Given exercise: In the material below, find every line with "that" and pull it out.

Stored records:
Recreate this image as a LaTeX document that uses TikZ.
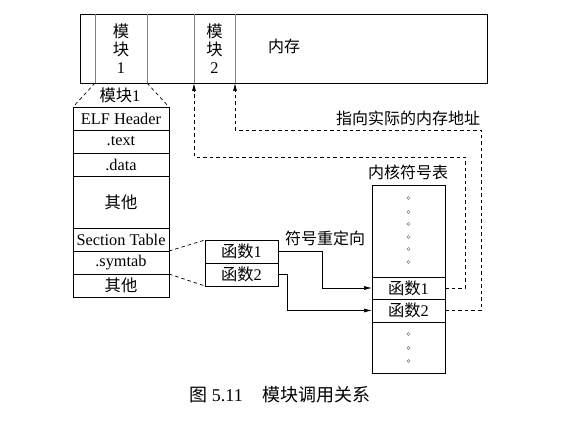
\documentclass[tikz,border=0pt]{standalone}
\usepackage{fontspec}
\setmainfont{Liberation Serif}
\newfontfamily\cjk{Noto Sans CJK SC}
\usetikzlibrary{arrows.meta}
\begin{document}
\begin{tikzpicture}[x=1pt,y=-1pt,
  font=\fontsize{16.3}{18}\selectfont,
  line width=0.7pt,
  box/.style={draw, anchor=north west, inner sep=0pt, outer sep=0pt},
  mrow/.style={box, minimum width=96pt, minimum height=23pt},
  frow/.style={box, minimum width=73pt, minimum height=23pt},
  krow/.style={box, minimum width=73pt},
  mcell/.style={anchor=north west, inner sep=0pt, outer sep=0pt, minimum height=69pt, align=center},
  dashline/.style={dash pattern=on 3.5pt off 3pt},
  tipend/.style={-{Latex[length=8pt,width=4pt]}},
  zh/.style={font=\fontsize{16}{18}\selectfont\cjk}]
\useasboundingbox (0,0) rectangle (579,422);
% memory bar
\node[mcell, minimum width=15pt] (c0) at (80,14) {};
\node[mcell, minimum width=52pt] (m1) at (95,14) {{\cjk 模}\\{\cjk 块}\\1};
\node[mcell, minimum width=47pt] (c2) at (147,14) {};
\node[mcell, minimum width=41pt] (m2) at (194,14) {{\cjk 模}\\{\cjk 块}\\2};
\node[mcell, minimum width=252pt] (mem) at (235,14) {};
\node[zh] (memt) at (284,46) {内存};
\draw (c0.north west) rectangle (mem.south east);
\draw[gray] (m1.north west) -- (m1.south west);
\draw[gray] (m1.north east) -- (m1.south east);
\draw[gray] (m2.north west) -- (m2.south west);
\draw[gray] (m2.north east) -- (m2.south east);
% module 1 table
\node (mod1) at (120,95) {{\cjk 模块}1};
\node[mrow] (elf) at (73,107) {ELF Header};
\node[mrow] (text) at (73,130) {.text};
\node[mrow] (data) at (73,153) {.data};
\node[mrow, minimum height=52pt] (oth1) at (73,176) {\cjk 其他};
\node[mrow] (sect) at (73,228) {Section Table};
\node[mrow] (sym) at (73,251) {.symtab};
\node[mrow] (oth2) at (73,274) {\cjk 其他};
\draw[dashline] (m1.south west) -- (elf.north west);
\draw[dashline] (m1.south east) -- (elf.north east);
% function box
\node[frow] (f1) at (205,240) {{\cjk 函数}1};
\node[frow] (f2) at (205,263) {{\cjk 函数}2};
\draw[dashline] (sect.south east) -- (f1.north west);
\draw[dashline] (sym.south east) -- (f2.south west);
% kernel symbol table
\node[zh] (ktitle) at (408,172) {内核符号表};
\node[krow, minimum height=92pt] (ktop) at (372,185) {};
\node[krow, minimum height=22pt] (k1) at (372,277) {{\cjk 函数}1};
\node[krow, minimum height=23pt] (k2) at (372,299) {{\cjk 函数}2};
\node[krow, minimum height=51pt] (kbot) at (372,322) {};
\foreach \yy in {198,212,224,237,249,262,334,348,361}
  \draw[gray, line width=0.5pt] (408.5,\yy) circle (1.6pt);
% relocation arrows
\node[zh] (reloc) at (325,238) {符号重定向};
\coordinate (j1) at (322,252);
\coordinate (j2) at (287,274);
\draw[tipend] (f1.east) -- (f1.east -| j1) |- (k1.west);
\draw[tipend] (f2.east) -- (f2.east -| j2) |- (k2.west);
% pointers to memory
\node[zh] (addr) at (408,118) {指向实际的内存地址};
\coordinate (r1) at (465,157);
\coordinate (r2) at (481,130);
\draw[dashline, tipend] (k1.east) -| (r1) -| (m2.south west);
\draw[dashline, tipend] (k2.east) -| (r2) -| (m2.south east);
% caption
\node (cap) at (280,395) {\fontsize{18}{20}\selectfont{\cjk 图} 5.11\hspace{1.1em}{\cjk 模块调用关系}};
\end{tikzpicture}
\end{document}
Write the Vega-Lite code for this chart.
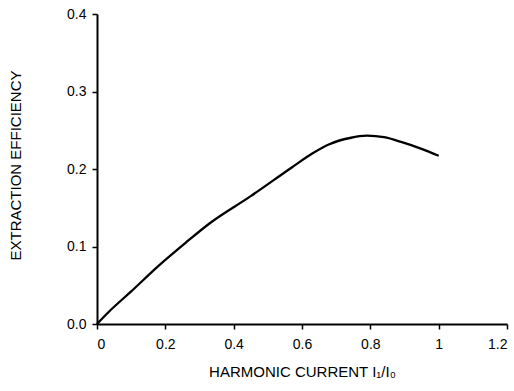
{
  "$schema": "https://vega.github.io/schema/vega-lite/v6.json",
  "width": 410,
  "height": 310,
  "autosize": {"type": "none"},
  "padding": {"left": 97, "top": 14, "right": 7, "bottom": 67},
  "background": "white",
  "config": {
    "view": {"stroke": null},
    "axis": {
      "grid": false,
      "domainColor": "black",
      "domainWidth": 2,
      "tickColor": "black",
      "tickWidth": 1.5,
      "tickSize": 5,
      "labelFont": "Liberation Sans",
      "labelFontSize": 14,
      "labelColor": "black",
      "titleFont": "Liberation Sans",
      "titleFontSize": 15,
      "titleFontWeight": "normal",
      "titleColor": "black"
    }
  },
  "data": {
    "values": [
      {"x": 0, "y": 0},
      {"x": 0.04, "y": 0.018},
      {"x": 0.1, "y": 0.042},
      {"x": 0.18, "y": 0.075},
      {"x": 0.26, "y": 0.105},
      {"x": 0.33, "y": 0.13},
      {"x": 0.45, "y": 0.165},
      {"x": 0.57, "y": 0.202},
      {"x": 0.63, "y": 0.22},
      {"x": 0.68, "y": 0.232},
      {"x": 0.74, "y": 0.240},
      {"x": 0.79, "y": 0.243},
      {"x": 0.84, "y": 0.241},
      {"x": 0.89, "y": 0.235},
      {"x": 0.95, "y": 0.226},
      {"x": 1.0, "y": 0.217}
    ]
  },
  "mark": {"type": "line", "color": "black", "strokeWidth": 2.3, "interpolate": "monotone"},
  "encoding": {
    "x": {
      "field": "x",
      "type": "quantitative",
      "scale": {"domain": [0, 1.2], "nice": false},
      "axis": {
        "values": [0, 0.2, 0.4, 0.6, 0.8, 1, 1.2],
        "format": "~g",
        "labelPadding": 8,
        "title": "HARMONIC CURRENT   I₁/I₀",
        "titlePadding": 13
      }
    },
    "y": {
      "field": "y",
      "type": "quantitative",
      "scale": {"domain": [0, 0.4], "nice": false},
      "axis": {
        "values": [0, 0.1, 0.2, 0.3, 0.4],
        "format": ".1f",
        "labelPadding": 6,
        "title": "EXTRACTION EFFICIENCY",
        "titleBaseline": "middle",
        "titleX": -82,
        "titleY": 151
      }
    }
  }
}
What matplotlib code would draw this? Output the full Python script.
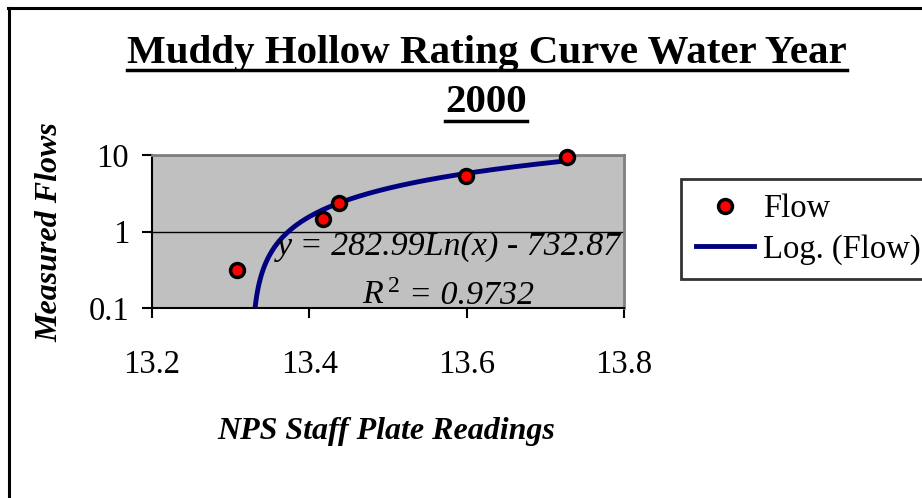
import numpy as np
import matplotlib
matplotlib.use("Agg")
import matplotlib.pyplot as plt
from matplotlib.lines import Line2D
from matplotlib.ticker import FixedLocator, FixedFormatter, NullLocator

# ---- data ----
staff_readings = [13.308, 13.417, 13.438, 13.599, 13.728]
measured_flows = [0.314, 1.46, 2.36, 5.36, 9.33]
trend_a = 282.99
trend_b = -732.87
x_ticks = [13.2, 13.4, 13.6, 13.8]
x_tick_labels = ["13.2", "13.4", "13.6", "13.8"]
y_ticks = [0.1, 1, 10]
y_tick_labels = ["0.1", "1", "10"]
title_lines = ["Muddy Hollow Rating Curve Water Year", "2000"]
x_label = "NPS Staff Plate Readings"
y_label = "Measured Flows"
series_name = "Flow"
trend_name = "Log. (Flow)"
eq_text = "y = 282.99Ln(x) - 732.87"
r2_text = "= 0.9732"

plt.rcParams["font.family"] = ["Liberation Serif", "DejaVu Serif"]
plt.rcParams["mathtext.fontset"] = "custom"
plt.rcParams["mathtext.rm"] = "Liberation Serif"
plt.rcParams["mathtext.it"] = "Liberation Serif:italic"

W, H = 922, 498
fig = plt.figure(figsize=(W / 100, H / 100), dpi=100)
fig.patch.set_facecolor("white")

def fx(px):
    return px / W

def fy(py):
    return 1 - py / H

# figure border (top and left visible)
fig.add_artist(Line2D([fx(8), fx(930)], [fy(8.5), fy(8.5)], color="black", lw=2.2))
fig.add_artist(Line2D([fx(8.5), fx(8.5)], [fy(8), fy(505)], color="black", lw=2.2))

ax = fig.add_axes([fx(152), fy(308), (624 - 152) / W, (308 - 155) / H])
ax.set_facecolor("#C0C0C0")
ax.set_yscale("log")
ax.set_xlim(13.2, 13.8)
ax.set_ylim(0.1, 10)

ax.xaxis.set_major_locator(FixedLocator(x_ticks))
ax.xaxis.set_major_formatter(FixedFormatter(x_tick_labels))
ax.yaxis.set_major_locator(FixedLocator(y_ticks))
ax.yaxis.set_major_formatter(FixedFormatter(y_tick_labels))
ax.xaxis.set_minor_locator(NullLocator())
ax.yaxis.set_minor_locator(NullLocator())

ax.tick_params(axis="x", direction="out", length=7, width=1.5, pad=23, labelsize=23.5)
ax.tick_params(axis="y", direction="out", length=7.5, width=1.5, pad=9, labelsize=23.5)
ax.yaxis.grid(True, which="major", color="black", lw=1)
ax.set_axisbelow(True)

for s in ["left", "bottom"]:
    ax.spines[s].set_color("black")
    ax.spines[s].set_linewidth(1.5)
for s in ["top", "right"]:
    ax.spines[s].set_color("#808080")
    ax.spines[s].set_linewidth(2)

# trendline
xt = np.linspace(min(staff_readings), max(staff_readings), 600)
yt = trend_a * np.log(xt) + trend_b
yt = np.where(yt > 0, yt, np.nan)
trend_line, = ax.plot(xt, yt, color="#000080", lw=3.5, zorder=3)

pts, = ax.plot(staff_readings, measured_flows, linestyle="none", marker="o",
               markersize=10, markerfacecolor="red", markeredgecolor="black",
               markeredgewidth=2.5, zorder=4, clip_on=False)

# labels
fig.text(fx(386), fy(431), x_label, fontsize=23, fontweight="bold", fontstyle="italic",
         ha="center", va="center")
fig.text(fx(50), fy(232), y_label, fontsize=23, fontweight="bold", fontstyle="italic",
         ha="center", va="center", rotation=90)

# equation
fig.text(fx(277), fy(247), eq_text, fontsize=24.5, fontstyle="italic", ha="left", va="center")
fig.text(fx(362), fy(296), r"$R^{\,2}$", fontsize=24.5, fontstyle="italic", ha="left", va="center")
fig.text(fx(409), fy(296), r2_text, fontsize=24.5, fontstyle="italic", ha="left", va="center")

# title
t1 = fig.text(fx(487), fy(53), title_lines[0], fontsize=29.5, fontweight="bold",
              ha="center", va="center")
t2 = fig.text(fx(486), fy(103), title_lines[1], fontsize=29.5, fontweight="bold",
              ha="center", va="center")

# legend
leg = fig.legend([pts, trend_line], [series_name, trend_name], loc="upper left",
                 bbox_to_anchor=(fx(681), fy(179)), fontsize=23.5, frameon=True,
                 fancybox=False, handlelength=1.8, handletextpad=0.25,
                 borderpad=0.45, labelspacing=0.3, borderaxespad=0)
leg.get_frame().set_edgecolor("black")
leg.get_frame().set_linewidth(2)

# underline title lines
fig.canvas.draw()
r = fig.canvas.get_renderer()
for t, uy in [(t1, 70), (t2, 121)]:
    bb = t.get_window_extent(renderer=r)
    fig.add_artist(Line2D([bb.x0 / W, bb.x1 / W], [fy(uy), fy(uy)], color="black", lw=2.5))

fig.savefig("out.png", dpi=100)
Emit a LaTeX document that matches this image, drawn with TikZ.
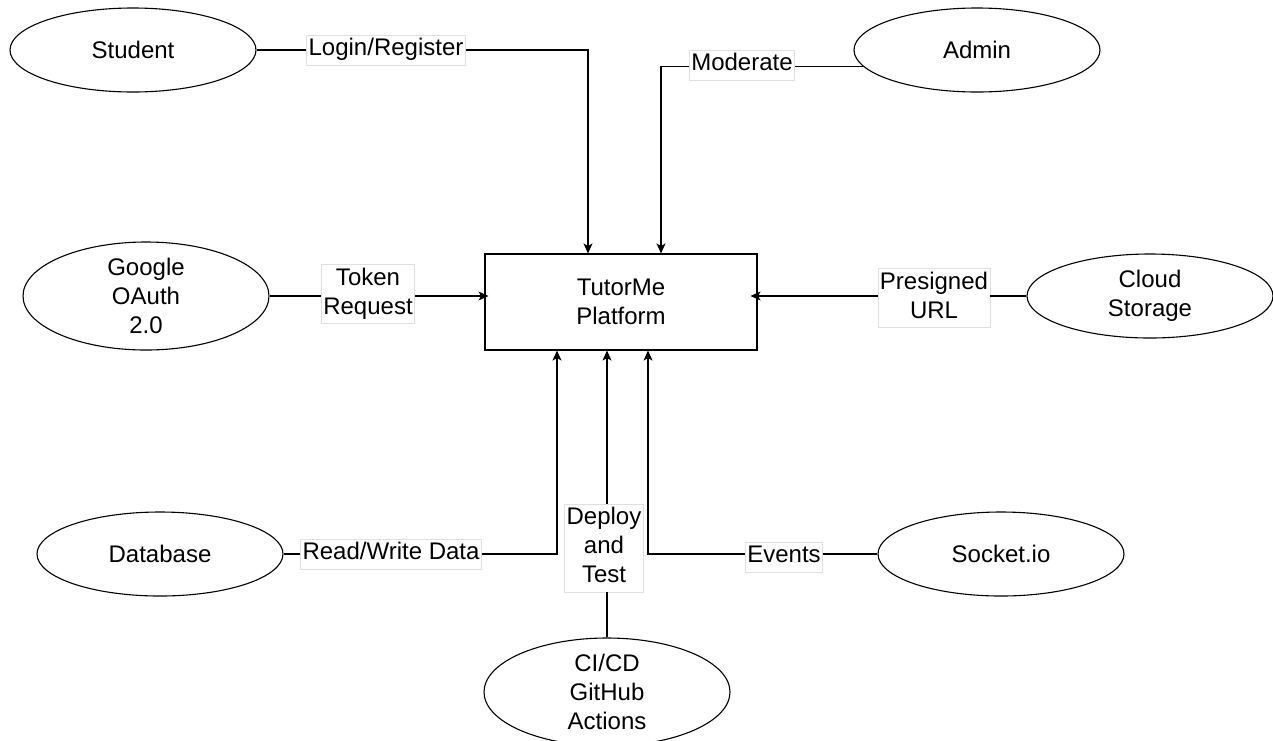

Worked solution:
Recreate this image as a LaTeX document that uses TikZ.
Emit a LaTeX document that matches this image, drawn with TikZ.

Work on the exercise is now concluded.